The election has inordinate number of tax issues as far as I can tell — whether it’s Trump’s tax returns or the operations of the Clinton or Trump Foundations — there’s a lot info out there that your average tax professional might find interesting and worth discussing with colleagues.
This is made slightly more complicated because it’s a presidential election between two historically divisive candidates. Honest to God, this campaign is only slightly more polarizing than a three-way race between olives, black licorice and blue cheese for most-hated food.
So the question is — can accountants, particularly those with tax knowledge, have civil discussions about these issues in the workplace? Should they have the discussions at all?

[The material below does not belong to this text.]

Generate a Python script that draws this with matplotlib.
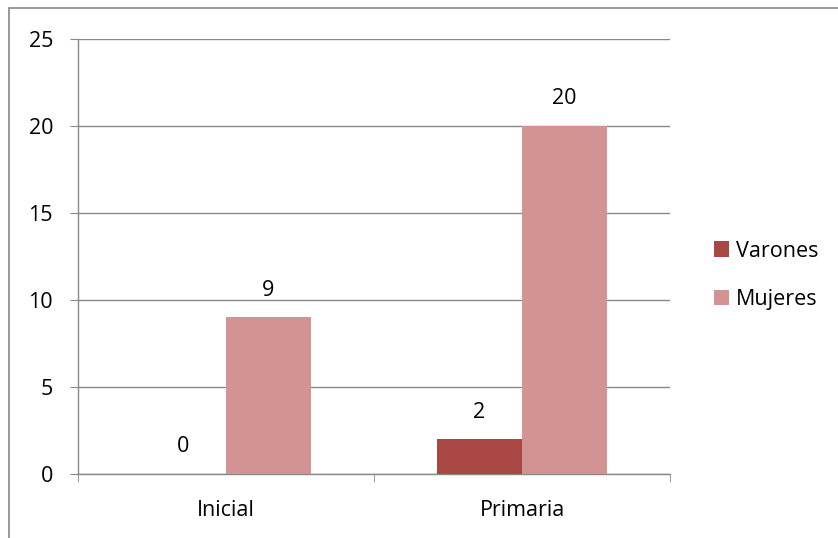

This CFO article from last week cautions against allowing unfettered political discussions:
Earnest conversations about current events can contribute to productive bonding among employees. At the same time, companies should walk the proverbial fine line when it comes to topics, such as this year’s impending election, that have emotions running high, according to employment attorney Jacob Oslick of law firm Seyfarth Shaw.
“Political tensions can create unnecessary conflict in the workplace and pose risks to employers,” Oslick says. “Employers should convey to employees that, if they want to discuss politics in the workplace, they should be tolerant, civil, and non-derogatory toward people who think differently from them.”
Okay, I agree that lots of people are completely incapable of having an emotion-free political discussion involving HRC or DJT, but as noted, there are relevant topics of discussion to be had for a lot of accountants; if two people can have a decent conversation, why shouldn’t they?
I think, for starters, there's a lot to be said for workplace tact. Political conversations can spiral out of control fast and even a friendly disagreement could become contentious pretty quickly. Second, it's one thing to talk about tax policy or returns, it's quite another to call Trump a misogynist, xenophobic, race-baiting oaf or calling Hillary Clinton a self-interested, corrupt, reckless monster. See?! It's really easy to things to devolve into character assassination. Third, don't you have work to do?
Personally, I think if two people are comfortable agreeing to disagree on topics like Trump's tax returns, a fair amount can be learned from each other. But if you wind up in a discussion with someone who's more interested in comparing each candidate's list of lies, then it seems like a waste of time and maybe even a hostile work environment if people can't contain themselves. Honestly, if you can't keep it civil, just go scream into the void on Facebook with the rest of our crazy relatives.
What say you? Do you have political discussions at work or avoid them? Can or should accountants talk politics at the office? Discuss.